ZORA NEALE HURSTON, THE SANCTIFIED CHURCH
The story of Zora Neale Hurston’s journey as an initiate observer of Vodou and her “introspection into the mystery” of the religion is an extraordinary religious narrative. Hurston interprets the key themes of Vodou, taps the magical-spiritual wisdom of her elders and ancestors, and records what Haitian adepts call konesans—the esoteric spiritual knowledge of ordinary black folk who create transformative healing rituals in the communities of the African diaspora. These ancestral, esoteric, and healing elements in Hurston’s spiritual journey are also the essence of the religious domain of second-line culture.

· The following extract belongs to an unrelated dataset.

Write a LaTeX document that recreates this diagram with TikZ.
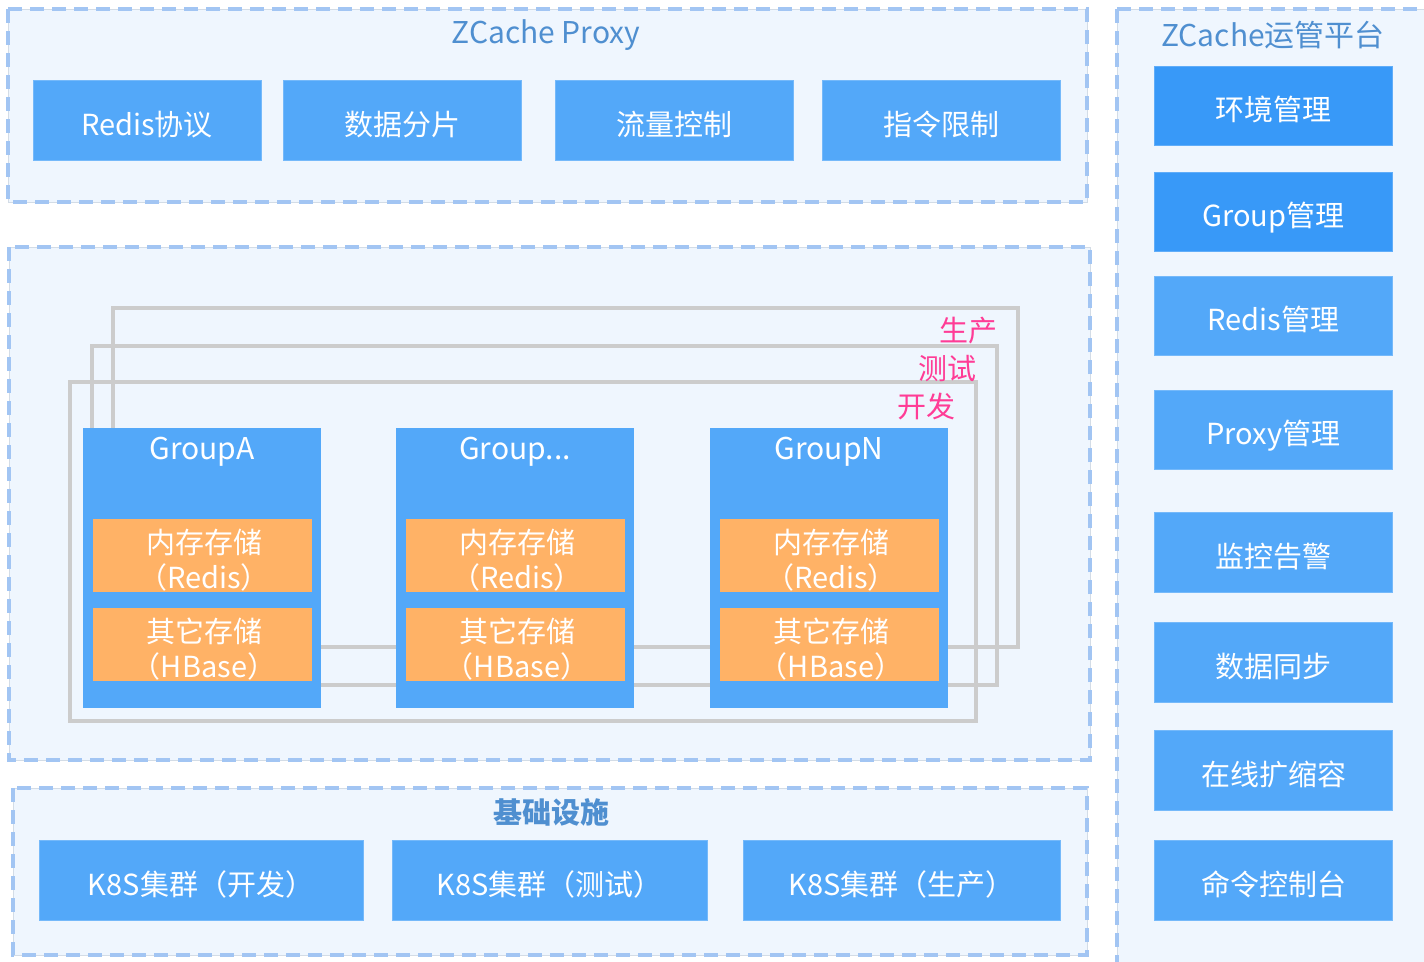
\documentclass[tikz,border=0pt]{standalone}
\usepackage{fontspec}
\setmainfont{Noto Sans CJK SC}
\begin{document}
\begin{tikzpicture}[x=1pt,y=-1pt,
  bgc/.style={fill=bgcol,draw=edgecol,line width=0.8pt},
  dashframe/.style={draw=dashcol,line width=4pt,dash pattern=on 14pt off 8pt},
  box/.style={fill=boxcol,draw=boxcol!80!white,line width=0.6pt,inner sep=0pt,outer sep=0pt,text=white,font=\fontsize{29}{33}\selectfont,text height=30pt,text depth=0pt},
  darkbox/.style={box,fill=darkcol,draw=darkcol!80!white},
  orbox/.style={fill=orcol,inner sep=0pt,outer sep=0pt,minimum width=219pt,minimum height=73pt},
  ortext/.style={text=white,align=center,font=\fontsize{29}{35}\selectfont,inner sep=0pt},
  grp/.style={fill=boxcol,inner sep=0pt,outer sep=0pt,minimum width=238pt,minimum height=280pt},
  grpt/.style={text=white,font=\fontsize{30}{34}\selectfont},
  envrect/.style={draw=graycol,line width=4pt},
  title/.style={text=titlecol,font=\fontsize{30}{34}\selectfont},
  envlbl/.style={text=pinkcol,font=\fontsize{29}{33}\selectfont,inner sep=0pt}]
\definecolor{bgcol}{HTML}{EFF6FE}
\definecolor{edgecol}{HTML}{D3DCE6}
\definecolor{dashcol}{HTML}{A2C5F3}
\definecolor{boxcol}{HTML}{53A8F9}
\definecolor{darkcol}{HTML}{3899F8}
\definecolor{orcol}{HTML}{FFB266}
\definecolor{graycol}{HTML}{CCCCCC}
\definecolor{titlecol}{HTML}{4F8FD0}
\definecolor{pinkcol}{HTML}{FF3C96}
\useasboundingbox (0,0) rectangle (1424,961);
\fill[white] (0,0) rectangle (1424,961);

% ---------- ZCache Proxy ----------
\draw[bgc] (8,9) rectangle (1087,202);
\draw[dashframe] (8,9) rectangle (1087,202);
\node[title] (proxyt) at (546,35) {ZCache Proxy};
\node[box,minimum width=228pt,minimum height=80pt] (p1) at (147,120) {Redis协议};
\node[box,minimum width=238pt,minimum height=80pt] (p2) at (402,120) {数据分片};
\node[box,minimum width=238pt,minimum height=80pt] (p3) at (674,120) {流量控制};
\node[box,minimum width=238pt,minimum height=80pt] (p4) at (941,120) {指令限制};

% ---------- middle ----------
\draw[bgc] (9,247) rectangle (1090,760);
\draw[dashframe] (9,247) rectangle (1090,760);
\draw[envrect] (113,308) rectangle (1018,647);
\draw[envrect] (92,346) rectangle (997,685);
\draw[envrect] (70,382) rectangle (976,721);
\node[envlbl,anchor=east] (lp) at (998,331) {生产};
\node[envlbl,anchor=east] (lt) at (977,369) {测试};
\node[envlbl,anchor=east] (ld) at (956,406) {开发};

\node[grp] (gA) at (202,568) {};
\node[grpt] (gAt) at (202,452) {GroupA};
\node[orbox] (gAm) at (202.5,555.5) {};
\node[ortext] (gAmt) at (204,560) {内存存储\\（Redis）};
\node[orbox] (gAo) at (202.5,644.5) {};
\node[ortext] (gAot) at (204,649) {其它存储\\（HBase）};

\node[grp] (gB) at (515,568) {};
\node[grpt] (gBt) at (515,452) {Group{.}{.}{.}};
\node[orbox] (gBm) at (515.5,555.5) {};
\node[ortext] (gBmt) at (517,560) {内存存储\\（Redis）};
\node[orbox] (gBo) at (515.5,644.5) {};
\node[ortext] (gBot) at (517,649) {其它存储\\（HBase）};

\node[grp] (gN) at (829,568) {};
\node[grpt] (gNt) at (829,452) {GroupN};
\node[orbox] (gNm) at (829.5,555.5) {};
\node[ortext] (gNmt) at (831,560) {内存存储\\（Redis）};
\node[orbox] (gNo) at (829.5,644.5) {};
\node[ortext] (gNot) at (831,649) {其它存储\\（HBase）};

% ---------- infra ----------
\draw[bgc] (13,788) rectangle (1087,955);
\draw[dashframe] (13,788) rectangle (1087,955);
\node[title,font=\bfseries\fontsize{29}{33}\selectfont] (infrat) at (551,812) {基础设施};
\node[box,minimum width=324pt,minimum height=80pt] (k1) at (201,880) {K8S集群（开发）};
\node[box,minimum width=315pt,minimum height=80pt] (k2) at (549.5,880) {K8S集群（测试）};
\node[box,minimum width=317pt,minimum height=80pt] (k3) at (901.5,880) {K8S集群（生产）};

% ---------- right platform ----------
\draw[bgc] (1117,9) rectangle (1440,980);
\draw[dashframe] (1117,9) rectangle (1440,980);
\node[title] (platt) at (1273,35) {ZCache运管平台};
\node[darkbox,minimum width=238pt,minimum height=79pt] (r1) at (1273.5,105.5) {环境管理};
\node[darkbox,minimum width=238pt,minimum height=79pt] (r2) at (1273.5,211.5) {Group管理};
\node[box,minimum width=238pt,minimum height=79pt] (r3) at (1273.5,315.5) {Redis管理};
\node[box,minimum width=238pt,minimum height=79pt] (r4) at (1273.5,429.5) {Proxy管理};
\node[box,minimum width=238pt,minimum height=80pt] (r5) at (1273.5,552) {监控告警};
\node[box,minimum width=238pt,minimum height=80pt] (r6) at (1273.5,662) {数据同步};
\node[box,minimum width=238pt,minimum height=80pt] (r7) at (1273.5,770) {在线扩缩容};
\node[box,minimum width=238pt,minimum height=80pt] (r8) at (1273.5,880) {命令控制台};
\end{tikzpicture}
\end{document}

The chapter explores the religious significance of Hurston’s initiation and fieldwork in Vodou in the 1920s for the construction of a Haiti–New Orleans African diaspora cultural identity with provocative historical, spiritual, and artistic linkages that began in the nineteenth century and persist today. Hurston’s publications on New Orleans Vo dou, Mules and Men and “Hoodoo in America,”1 offer important primary source material for analysis of this Haiti–New Orleans Vodou connection and its significance for the second-line theme of this volume.2
Through the memory of folklore, Hurston explicates in Mules and Men the complex religious domain of second-line culture, namely, the secretive world of early-twentieth-century New Orleans Vodou. She uses the highly original strategy of “folkloric performance” to re-create the rich vernacular language “rhythms” of the black community (which are central to second-line musical performances) and their connections to the geo-historical roots of New Orleans as an important circum-Atlantic city. Her narratives of the nineteenth-century Vodou queen Marie Laveau and the weekly Congo Square festivals—with their roots in Haitian and West and Central African spirituality—embody historical memories of slave resistance in New Orleans that continue to influence the political expression in second-line performances. Hurston’s “performative representations” of her own initiation in Mules and Men is a powerful case study of how second-line culture encompasses and expresses significant aspects of the religious tradition of Vodou.3
Recently Hurston’s work has been the subject of critical analysis in African American theological and religious studies. Katie G. Canon analyzes Hurston’s use in her novels of the folk culture and values of the black church as a model for “black theological ethics” and “the moral wisdom of black women.”4 Donald H. Matthews explores Hurston’s research methodology as an early model for “the African-centered approach to the interpretation of African-American” cultural, theological, and literary studies.5 Theophus Smith demonstrates how the Bible served as “a magical formulary” in Hurston’s folklore research.6 And, finally, Anthony B. Pinn sketches the history of Vodou in Benin, Haiti, and New Orleans, and discusses Hurston’s fieldwork as a way to rethink the canon of black religion in black theological studies.7
Pinn’s Varieties of African-American Religious Experience, which reveals the “rich diversity of black religious life in America” by focusing on non-Christian “popular religious practices and sites,” informs the African diasporic orientation of this volume. Two canonical issues that orient Pinn’s research are central for understanding Hurston’s unique contribution to black religious history in her time: the “narrow agenda and resource base of contemporary” black religious studies; and the “contention that African-American religious experience extends beyond 
 [the] institutional and doctrinal history” of Protestant Christianity to include Islam and African diasporic ancestral traditions.8 Indeed, these key issues are reflected in the religious meaning of Hurston’s research and initiation into Vodou in New Orleans and Haiti. She was seventy years ahead of her time in her exploration of the enduring connections between American religions and African diaspora traditions, and in her analysis of the power and richness of urban folk religions and Creolized synthetic-religious identities that stand on their own ground. Hurston’s interests reflect the current paradigmatic shift in religious studies toward an “ethnographic description of individuals and the groups with which they affiliate,” as exemplified in the works of Walter F. Pitts, Karen McCarthy Brown, and Robert Orsi.9
Zora Neale Hurston and New Orleans Vodou: The Haitian Concept of Knowledge, Konesans
New Orleans is now and has ever been the hoodoo capital of America. Great names in rites that vie with those of Haiti in deeds that keep alive the powers of Africa.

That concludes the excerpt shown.